11. Support and subscribe to DHCS bulletins or guidelines as well as other regulations or
documents that govern the provision of services under the auspices of Pathways
program.
Exhibit A-1
3
12. Maintain regularly scheduled hours and on-call hours during Pathways business hours
(M-F, 8:00AM-5:00 PM excluding County's holidays). Schedule a minimum of two (2) half
days (defined as 4-5 hour per day segments) in the office per week. Participate in Pathways’
activities that include, but are not limited to, medical oversight; clinical staff meetings; and
continuous quality improvement. The regularly scheduled hours may be subject to change
upon mutual agreement between CONTRACTOR and COUNTY's DBH Adult System of
Care Division.
13. Notify Pathways Clinical Supervisors at least 90 days in advance for absences due to
vacation, conferences, etc. so that the Clinical Supervisors can arrange physician coverage.
14. Be available on-call by telephone during business hours for consultations or client care.
15. Consult with the Fresno County Department of Behavioral Health Medical Director as
needed on issues pertaining to County operations.
16. Administer physical examinations or sign waivers based on a review of health
questionnaires and SUD histories for all clients within thirty (30) days of admission to
Pathways as medically necessary.
17. Maintain client records and comply with all State of California and Federal confidentiality
laws.
18. Meet with clients as needed.
19. Review LPHA/counselor’s justifications for admission, continuation of services or
determination to discharge based on: the medical necessity of treatment as determined by
American Society of Addiction Medicine (ASAM) criteria, the client’s prognosis and the
LPHA/counselor’s recommendation.
20. Refer seriously mentally ill psychiatric cases to mental health programs or psychiatry
staff with DBH Metro for further evaluation.
21. Prescribe medication to Pathways’ SUD clients when medically necessary.

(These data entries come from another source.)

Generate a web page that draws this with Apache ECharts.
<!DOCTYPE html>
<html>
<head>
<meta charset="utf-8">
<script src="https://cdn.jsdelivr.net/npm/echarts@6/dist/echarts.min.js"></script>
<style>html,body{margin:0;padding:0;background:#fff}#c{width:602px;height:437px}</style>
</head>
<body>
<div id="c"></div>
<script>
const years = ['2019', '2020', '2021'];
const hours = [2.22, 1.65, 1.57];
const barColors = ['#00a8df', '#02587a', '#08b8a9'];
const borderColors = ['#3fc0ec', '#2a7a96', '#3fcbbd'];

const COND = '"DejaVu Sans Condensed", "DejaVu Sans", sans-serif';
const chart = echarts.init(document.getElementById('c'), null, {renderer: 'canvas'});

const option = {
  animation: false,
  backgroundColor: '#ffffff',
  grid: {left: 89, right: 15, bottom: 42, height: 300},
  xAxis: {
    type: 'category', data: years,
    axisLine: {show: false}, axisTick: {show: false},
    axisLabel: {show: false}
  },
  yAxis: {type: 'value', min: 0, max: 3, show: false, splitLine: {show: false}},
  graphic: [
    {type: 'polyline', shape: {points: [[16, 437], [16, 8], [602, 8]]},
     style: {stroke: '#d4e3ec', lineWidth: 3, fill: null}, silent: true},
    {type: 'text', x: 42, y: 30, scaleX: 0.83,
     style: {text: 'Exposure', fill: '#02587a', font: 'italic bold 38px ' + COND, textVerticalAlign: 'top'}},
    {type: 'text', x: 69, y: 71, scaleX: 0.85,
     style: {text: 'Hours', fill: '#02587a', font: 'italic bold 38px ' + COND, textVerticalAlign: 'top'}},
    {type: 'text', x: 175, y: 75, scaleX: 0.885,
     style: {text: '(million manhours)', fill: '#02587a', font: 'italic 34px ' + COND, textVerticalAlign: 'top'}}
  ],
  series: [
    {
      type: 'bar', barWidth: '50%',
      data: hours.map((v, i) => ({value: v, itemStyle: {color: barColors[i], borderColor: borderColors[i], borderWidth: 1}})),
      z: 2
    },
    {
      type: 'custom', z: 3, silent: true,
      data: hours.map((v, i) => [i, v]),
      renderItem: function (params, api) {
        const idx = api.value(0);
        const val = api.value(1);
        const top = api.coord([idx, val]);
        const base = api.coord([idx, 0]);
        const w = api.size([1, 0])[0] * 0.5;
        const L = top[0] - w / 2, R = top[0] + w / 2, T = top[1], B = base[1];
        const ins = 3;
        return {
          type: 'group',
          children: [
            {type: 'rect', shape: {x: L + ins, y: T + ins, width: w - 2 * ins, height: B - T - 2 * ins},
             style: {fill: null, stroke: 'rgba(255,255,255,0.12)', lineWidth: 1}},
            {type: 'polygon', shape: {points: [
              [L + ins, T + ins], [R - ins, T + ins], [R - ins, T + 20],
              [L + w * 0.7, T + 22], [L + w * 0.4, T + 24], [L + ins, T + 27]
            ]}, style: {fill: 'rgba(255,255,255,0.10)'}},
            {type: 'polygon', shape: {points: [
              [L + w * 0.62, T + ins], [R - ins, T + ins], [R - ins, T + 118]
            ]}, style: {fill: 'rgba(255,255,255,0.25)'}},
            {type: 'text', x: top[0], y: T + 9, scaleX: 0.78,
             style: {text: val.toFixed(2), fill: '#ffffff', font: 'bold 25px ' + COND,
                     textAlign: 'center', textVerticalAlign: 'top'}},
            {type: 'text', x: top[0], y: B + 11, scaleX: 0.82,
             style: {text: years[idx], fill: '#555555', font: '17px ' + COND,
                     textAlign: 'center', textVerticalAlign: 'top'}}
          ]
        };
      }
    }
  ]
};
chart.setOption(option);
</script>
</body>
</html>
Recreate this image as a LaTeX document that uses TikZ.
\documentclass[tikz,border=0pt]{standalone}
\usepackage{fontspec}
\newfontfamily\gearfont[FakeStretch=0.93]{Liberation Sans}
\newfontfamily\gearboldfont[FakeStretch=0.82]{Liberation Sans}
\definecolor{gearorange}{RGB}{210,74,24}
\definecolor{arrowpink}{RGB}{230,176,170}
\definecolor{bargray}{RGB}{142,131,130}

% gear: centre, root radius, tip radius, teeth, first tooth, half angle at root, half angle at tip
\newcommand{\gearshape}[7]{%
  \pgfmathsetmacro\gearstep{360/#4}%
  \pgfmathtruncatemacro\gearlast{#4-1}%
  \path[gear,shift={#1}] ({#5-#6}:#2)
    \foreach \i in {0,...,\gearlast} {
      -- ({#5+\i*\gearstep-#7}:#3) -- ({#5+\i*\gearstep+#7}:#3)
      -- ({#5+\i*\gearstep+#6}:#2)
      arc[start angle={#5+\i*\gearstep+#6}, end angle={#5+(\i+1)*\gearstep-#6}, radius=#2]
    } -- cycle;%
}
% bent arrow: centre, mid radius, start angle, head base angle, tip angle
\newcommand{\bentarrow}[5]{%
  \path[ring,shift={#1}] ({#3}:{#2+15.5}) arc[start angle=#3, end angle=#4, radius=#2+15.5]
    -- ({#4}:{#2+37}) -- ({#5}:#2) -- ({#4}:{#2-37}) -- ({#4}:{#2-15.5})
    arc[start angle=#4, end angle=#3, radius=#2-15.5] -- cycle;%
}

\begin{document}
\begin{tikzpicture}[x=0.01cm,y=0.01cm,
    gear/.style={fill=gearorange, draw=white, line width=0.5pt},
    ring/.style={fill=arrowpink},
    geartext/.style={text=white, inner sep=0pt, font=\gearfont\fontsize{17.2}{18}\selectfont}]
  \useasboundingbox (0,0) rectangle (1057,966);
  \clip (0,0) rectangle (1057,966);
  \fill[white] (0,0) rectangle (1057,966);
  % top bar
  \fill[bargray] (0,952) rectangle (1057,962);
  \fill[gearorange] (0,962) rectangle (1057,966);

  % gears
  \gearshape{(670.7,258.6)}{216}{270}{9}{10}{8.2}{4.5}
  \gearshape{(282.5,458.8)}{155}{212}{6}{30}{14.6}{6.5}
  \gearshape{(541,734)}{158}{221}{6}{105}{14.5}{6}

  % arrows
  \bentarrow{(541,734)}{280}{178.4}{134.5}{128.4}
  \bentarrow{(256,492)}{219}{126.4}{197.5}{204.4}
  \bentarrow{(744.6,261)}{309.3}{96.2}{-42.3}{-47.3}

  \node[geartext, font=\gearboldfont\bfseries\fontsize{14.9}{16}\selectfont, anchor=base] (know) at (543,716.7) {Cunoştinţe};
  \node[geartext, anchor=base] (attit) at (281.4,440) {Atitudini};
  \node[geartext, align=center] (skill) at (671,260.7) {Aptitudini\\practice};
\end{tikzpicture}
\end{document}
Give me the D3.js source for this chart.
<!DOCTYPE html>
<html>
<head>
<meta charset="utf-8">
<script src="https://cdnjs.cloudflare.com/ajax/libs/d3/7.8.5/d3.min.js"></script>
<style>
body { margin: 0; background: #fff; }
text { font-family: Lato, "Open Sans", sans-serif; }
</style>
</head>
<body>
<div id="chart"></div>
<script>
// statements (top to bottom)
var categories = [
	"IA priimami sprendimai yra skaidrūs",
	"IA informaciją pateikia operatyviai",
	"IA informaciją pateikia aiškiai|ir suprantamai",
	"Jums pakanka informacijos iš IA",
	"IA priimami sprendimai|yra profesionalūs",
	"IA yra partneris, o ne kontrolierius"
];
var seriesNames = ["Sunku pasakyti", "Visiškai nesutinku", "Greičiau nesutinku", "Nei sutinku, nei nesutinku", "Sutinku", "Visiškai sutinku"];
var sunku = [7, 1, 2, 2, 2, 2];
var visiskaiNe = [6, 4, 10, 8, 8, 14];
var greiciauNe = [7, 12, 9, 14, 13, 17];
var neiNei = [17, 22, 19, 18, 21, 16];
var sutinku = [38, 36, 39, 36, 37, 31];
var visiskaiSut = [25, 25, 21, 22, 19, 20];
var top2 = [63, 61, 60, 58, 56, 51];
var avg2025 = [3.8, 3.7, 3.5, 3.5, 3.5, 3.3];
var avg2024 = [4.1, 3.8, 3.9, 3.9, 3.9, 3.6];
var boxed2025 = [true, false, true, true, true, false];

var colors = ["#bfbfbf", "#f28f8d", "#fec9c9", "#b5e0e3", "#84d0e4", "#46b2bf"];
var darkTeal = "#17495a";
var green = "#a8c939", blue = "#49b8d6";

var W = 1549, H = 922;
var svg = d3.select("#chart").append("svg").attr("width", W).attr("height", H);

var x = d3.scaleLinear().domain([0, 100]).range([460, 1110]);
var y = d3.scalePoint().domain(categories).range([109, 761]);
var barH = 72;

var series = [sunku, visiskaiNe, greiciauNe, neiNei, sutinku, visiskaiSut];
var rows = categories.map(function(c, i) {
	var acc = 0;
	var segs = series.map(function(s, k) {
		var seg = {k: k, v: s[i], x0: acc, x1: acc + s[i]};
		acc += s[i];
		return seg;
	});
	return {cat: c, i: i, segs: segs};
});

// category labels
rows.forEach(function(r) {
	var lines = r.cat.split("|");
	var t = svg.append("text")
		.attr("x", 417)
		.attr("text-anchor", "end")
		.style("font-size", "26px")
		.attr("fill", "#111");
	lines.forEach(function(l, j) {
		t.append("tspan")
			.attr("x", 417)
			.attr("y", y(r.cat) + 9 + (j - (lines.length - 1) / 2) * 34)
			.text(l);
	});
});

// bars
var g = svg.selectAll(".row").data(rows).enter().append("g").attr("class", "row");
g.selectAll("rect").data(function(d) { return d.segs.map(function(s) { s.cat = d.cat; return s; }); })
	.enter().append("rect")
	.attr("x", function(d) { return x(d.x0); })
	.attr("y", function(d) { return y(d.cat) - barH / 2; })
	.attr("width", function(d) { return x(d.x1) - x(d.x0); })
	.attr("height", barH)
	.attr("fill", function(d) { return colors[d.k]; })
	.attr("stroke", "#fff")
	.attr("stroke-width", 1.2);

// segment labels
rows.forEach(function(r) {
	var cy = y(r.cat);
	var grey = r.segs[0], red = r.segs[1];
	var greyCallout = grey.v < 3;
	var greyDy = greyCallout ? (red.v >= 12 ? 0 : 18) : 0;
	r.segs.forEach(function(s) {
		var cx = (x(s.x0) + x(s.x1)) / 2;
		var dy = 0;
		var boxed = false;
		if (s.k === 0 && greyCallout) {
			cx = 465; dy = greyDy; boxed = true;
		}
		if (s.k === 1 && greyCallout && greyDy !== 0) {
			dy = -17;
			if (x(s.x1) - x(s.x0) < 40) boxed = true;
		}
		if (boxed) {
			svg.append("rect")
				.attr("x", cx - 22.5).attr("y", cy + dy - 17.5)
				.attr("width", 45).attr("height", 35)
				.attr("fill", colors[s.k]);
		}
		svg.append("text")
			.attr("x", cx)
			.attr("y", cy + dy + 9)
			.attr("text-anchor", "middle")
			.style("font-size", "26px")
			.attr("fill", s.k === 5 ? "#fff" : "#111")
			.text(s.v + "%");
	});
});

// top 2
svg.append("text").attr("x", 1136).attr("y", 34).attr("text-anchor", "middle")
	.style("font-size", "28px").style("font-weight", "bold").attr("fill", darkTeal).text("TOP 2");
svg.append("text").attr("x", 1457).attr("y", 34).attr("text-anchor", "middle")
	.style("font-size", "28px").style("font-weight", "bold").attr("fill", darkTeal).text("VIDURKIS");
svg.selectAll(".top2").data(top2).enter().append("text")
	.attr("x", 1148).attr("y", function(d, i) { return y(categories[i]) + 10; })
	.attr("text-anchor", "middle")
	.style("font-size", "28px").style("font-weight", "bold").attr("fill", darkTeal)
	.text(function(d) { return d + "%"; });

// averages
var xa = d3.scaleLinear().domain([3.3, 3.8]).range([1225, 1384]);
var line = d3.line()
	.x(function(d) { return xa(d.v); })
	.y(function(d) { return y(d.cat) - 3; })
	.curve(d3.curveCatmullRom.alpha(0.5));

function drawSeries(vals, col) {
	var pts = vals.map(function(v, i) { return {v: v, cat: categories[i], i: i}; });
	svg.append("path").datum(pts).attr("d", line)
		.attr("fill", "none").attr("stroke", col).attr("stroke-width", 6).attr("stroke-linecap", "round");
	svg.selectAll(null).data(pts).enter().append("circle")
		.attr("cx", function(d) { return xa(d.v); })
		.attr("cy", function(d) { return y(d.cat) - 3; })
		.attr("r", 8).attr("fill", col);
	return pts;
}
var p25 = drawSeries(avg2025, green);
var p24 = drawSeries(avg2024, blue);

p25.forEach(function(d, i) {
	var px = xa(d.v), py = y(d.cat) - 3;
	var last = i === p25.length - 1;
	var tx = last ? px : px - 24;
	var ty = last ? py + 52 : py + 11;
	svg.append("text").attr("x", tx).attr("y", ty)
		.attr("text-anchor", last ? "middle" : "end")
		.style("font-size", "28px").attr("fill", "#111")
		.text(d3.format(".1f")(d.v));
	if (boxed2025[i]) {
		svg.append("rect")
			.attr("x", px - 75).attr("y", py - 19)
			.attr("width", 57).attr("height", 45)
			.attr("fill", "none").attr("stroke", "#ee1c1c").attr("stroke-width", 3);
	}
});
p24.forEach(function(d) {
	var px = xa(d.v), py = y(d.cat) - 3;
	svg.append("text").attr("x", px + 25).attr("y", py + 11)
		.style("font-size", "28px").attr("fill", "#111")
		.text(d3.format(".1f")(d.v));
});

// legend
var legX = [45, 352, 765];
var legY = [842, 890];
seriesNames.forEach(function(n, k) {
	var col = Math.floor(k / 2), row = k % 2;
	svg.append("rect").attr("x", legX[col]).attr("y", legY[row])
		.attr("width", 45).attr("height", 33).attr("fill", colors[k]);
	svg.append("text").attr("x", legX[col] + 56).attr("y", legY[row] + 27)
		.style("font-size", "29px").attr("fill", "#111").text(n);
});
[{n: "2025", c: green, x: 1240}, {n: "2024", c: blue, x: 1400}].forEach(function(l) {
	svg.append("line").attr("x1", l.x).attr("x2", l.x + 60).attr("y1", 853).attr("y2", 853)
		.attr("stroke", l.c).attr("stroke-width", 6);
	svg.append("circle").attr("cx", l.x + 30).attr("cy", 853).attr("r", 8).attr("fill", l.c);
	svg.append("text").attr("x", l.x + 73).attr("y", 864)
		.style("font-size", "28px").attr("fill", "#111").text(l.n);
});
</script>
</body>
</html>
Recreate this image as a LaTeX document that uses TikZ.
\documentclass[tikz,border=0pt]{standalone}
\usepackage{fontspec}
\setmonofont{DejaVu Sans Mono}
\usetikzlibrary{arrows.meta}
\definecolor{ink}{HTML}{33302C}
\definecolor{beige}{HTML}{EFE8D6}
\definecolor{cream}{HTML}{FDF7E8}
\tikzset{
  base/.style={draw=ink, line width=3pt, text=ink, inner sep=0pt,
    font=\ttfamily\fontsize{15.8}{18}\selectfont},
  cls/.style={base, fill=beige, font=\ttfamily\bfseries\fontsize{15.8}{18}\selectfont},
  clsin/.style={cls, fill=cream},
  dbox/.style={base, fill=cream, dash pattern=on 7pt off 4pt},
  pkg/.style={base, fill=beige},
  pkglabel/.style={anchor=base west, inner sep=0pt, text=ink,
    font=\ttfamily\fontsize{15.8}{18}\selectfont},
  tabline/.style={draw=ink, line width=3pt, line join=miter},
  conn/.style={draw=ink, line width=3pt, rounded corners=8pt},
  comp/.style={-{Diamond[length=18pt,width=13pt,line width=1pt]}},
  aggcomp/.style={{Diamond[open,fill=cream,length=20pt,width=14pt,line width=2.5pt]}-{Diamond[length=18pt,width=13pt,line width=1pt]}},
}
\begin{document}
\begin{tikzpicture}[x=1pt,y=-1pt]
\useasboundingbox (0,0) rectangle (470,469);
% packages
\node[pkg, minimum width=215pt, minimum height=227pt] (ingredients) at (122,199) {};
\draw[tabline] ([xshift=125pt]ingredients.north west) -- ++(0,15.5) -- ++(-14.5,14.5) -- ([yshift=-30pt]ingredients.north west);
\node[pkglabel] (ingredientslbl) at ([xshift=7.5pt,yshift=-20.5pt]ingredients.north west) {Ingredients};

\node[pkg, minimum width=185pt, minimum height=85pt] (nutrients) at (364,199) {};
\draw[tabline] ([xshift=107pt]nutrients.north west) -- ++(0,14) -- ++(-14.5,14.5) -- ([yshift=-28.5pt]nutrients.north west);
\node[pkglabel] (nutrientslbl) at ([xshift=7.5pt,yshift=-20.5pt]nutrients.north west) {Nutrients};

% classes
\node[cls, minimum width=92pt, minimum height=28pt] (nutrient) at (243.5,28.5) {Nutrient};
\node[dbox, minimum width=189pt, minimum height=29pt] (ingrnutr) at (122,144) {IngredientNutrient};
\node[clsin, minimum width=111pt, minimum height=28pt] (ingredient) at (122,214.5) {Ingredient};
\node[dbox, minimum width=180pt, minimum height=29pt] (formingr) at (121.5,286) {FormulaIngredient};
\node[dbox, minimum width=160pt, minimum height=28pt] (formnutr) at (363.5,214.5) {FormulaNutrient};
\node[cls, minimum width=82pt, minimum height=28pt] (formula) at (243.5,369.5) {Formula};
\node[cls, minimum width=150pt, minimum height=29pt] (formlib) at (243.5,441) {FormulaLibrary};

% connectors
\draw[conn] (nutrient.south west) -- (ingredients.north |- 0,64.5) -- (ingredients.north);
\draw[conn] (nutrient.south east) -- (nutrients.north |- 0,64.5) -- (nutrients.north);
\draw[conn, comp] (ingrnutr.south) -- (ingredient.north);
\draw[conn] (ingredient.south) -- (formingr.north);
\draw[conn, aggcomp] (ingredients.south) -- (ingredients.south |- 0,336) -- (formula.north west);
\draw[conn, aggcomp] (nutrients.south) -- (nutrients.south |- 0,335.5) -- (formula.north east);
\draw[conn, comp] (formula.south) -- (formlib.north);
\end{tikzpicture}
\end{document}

In addition to the services described above, provide DBH - Adult System of Care Division with
specialized consultative services. These specialized consultant services included
CONTRACTOR acting as a consultant for projects and programs that require a physician’s
medical perspective regarding program design and target populations, developing patient
placement criteria consistent with the American Society of Addiction Medicine guidelines, and
developing overall policies on patient placement criteria. Specialized consultative services may
also include input regarding the development of academic curricula for California State
University, Fresno graduate students to facilitate local addiction research.
COUNTY RESPONSIBILITIES:
1. COUNTY shall provide electricity, telephone service restricted to the (559) service area,
alarm system, routine janitorial service and security services. These services shall be
commensurate with the level and quality of such services provided to Pathways program
and facility.
Exhibit A-1
4
2. COUNTY shall provide access to office equipment including, but not limited to, e-mail
access and a COUNTY e-mail account, computer, printer and fax that is associated with
daily operations of CONTRACTOR, as determined by COUNTY.